最終日体調も何とか復活して、部屋でゆっくりしていると、今夜のビーチパーティーでもDJをしてくれといきなりオファーが。ドラムンベースがグアムにも思いの外響いたようで、パーティーの閉めをどうか?と。もちろん断る理由は無い。大きなビーチサイドのレストラン脇に特設DJブースが設置されてある。背中にビーチを背負った景色のサンセットはロマンティックに奇麗で、中々のロケーションを見つけたなぁと感心。昨夜のフェスティバル関係者やDJ、もちろんお客さんも沢山集まっていた。ビーチパーティーならではのまったりとした雰囲気で、みんなお酒と食事を楽しんでいたけど、ブースの前にはそれなりのフロアーのサイズもあるし、割と音が鳴っている。まずは、ディープ目でトライバルな音でDJを開始して現地の黒人の人々を取り込んでみた。すると音に引き寄せられられるように人が集まって踊り始めた。彼等は本能的にグルーブ感がイイから、黒人がフロアーで踊ってくれると、フロアーのテンションがグッと上がる。そこからオーガニックな如何にも海にマッチしたポジティブな歌モノを連発して、最高潮なテンションで無事に終了。夜のビーチサイドの雰囲気は本当に心から楽しめた。その場所と雰囲気に合った音楽で響き渡る音楽の力は、海外だとより深くまで心に沁みる。

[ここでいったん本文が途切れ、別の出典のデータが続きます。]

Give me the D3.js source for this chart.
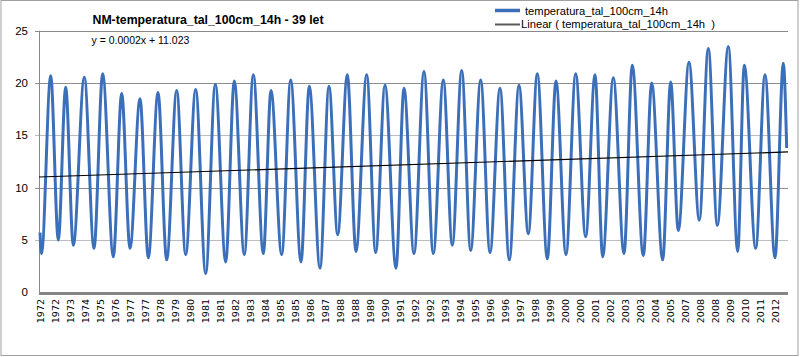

今回のグアムは予想に反して2回全く想定しなかった場所でDJをしたけど、自分は凄くツイてるし、良い意味で持ってるなと改めて思ったよ。2ギグともグアムでDJするならこの2カ所でしょ!と言っても良い程の最高の環境でDJをやらせてもらえたし、初めて訪れた土地なのに現地のホントに心が優しい沢山の人達とコミュニケーションを取れて仲良くなれた。もちろん日本から来てくれていた人達と海外ならではの時間軸の中で色々と建設的な話がゆっくりと出来たし、WOMBのクルー達とも記憶に残る思い出が出来た。音楽を通じて広がるボーダレスな友達の輪や、まだDJ駆け出しの頃にNYで外国人を相手にDJをしていた頃の懐かしい記憶も蘇えったりで、貴重な経験になった。そして、前日のフェスに出演した同級生だけど大先輩のKEN ISHIサンが、フロアーで踊っていてくれて、AKi君Good Jobだったよ~と言ってもらえたり、卓球さんにもロケーションにはまった良いセットだったよ、しかもISHII君がドラムンベースで踊るのを初めてみたよって笑って話してくれた。大先輩のテクノレジェンド達からの愛のあるメッセージはグアムの大きな記憶の1つになった。

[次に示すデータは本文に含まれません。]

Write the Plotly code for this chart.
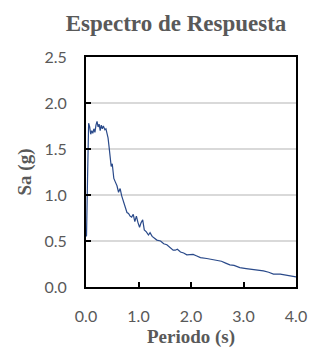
import plotly.graph_objects as go

periodo = [0.00, 0.01, 0.03, 0.05, 0.07, 0.09, 0.11, 0.13, 0.15, 0.17, 0.19, 0.21, 0.23, 0.25, 0.27, 0.29,
           0.31, 0.33, 0.36, 0.38, 0.40, 0.42, 0.44, 0.46, 0.48, 0.50, 0.53, 0.56, 0.59, 0.62,
           0.65, 0.68, 0.71, 0.75, 0.78, 0.81, 0.84, 0.87, 0.90, 0.93, 0.96, 0.99, 1.02, 1.05,
           1.08, 1.11, 1.15, 1.19, 1.22, 1.26, 1.30, 1.35, 1.42, 1.48, 1.54, 1.60, 1.66, 1.70,
           1.74, 1.80, 1.86, 1.92, 1.98, 2.04, 2.10, 2.18, 2.30, 2.40, 2.50, 2.58, 2.66, 2.74,
           2.82, 2.93, 3.05, 3.19, 3.28, 3.38, 3.48, 3.57, 3.70, 3.82, 3.92, 4.00]
sa = [0.55, 0.56, 1.20, 1.78, 1.74, 1.66, 1.70, 1.67, 1.72, 1.68, 1.76, 1.80, 1.74, 1.77, 1.70, 1.76,
      1.72, 1.75, 1.71, 1.72, 1.67, 1.62, 1.52, 1.42, 1.31, 1.34, 1.18, 1.14, 1.10, 1.03,
      1.07, 0.99, 0.93, 0.85, 0.81, 0.80, 0.77, 0.76, 0.79, 0.71, 0.77, 0.70, 0.65, 0.70,
      0.73, 0.62, 0.60, 0.565, 0.59, 0.55, 0.53, 0.51, 0.50, 0.47, 0.46, 0.43, 0.40, 0.40,
      0.41, 0.38, 0.37, 0.35, 0.35, 0.355, 0.34, 0.32, 0.31, 0.30, 0.29, 0.28, 0.26, 0.24,
      0.235, 0.21, 0.20, 0.19, 0.19, 0.175, 0.16, 0.14, 0.14, 0.13, 0.12, 0.11]

x_ticks = [0.0, 1.0, 2.0, 3.0, 4.0]
x_tick_labels = ["0.0", "1.0", "2.0", "3.0", "4.0"]
y_ticks = [0.0, 0.5, 1.0, 1.5, 2.0, 2.5]
y_tick_labels = ["0.0", "0.5", "1.0", "1.5", "2.0", "2.5"]

grey = "#595959"
fig = go.Figure()
fig.add_trace(go.Scatter(x=periodo, y=sa, mode="lines",
                         line=dict(color="#2a4a8a", width=1.2), showlegend=False))

fig.update_layout(
    width=321, height=351,
    margin=dict(l=86, r=25, t=57, b=64),
    paper_bgcolor="white", plot_bgcolor="white",
    title=dict(text="<b>Espectro de Respuesta</b>", x=176 / 321, xanchor="center",
               y=1 - 23 / 351, yanchor="middle", yref="container",
               font=dict(family="Liberation Serif", size=23, color=grey)),
    xaxis=dict(range=[0, 4], tickvals=x_ticks, ticktext=x_tick_labels,
               showgrid=False, zeroline=False, automargin=False,
               showline=True, linecolor="black", linewidth=2, mirror=True,
               ticks="inside", ticklen=5, tickcolor="black", tickwidth=1.5,
               ticklabelstandoff=14,
               tickfont=dict(family="Lato", size=16, color=grey),
               title=dict(text="<b>Periodo (s)</b>", standoff=5,
                          font=dict(family="Liberation Serif", size=19, color=grey))),
    yaxis=dict(range=[0, 2.5], tickvals=y_ticks, ticktext=y_tick_labels,
               showgrid=True, gridcolor="#d9d9d9", gridwidth=1.5, zeroline=False,
               automargin=False,
               showline=True, linecolor="black", linewidth=2, mirror=True,
               ticks="inside", ticklen=5, tickcolor="black", tickwidth=1.5,
               ticklabelstandoff=14,
               tickfont=dict(family="Lato", size=16, color=grey),
               title=dict(text="<b>Sa (g)</b>", standoff=8,
                          font=dict(family="Liberation Serif", size=19, color=grey))),
)

fig.write_html("out.html")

グアムは東京からたった3時間のアジア圏なのに、英語が普通に通じるし、もちろんおもいっきりアメリカで、こんな近くにアメリカがあるんだなと初めて知った。70年前の戦争当時だったら、機関銃で殺し合っていたであろう土地で、楽しく至福感に包まれながらDJが出来て、何て良い時代に生きてるんだろうって痛感したよ。観光で見るべき場所も無いし、3夜連続でパーティーだったから、パーティーとホテルで3日間があっと言う間に過ぎてしまったけど、食事さえ改善されればまた絶対に訪れたい南の島だった。来年もこの企画絶対にやって欲しい!